# Reaper Bumper for the Renegade!!!



## Rubberdown (Apr 16, 2010)

This is the final design for the Reaper style bumper we now have available. It will retail for $259 + shipping. It comes with either the perforated steel mesh or solid sheet on the front.

A winch mount CAN be added for $60, this will include a mounting plate to fit almost any winch and will be a heavy duty mount.


----------



## Murph (Jan 9, 2011)

Got any pics of it mounted on a gade? What does it weigh?


----------



## Rubberdown (Apr 16, 2010)

Murph said:


> Got any pics of it mounted on a gade? What does it weigh?

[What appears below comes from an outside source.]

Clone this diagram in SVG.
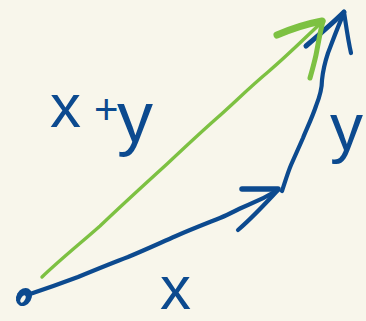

Not this exact one, but the original that is slightly different can be seen on this one, gives you an idea how it will look....waiting on the weight of it now.


----------



## Polaris425 (Dec 16, 2004)

VERY NICE! :rockn:


----------



## Rubberdown (Apr 16, 2010)

You know...its much less $$$ than a BRP bumper, and its TWICE the bumper you would be getting if you compare it to a stock bumper.


----------



## Rubberdown (Apr 16, 2010)

It is 13 pounds total


----------



## BigT926 (Feb 1, 2011)

I think that thing looks sweet dude. Keep up the good work


----------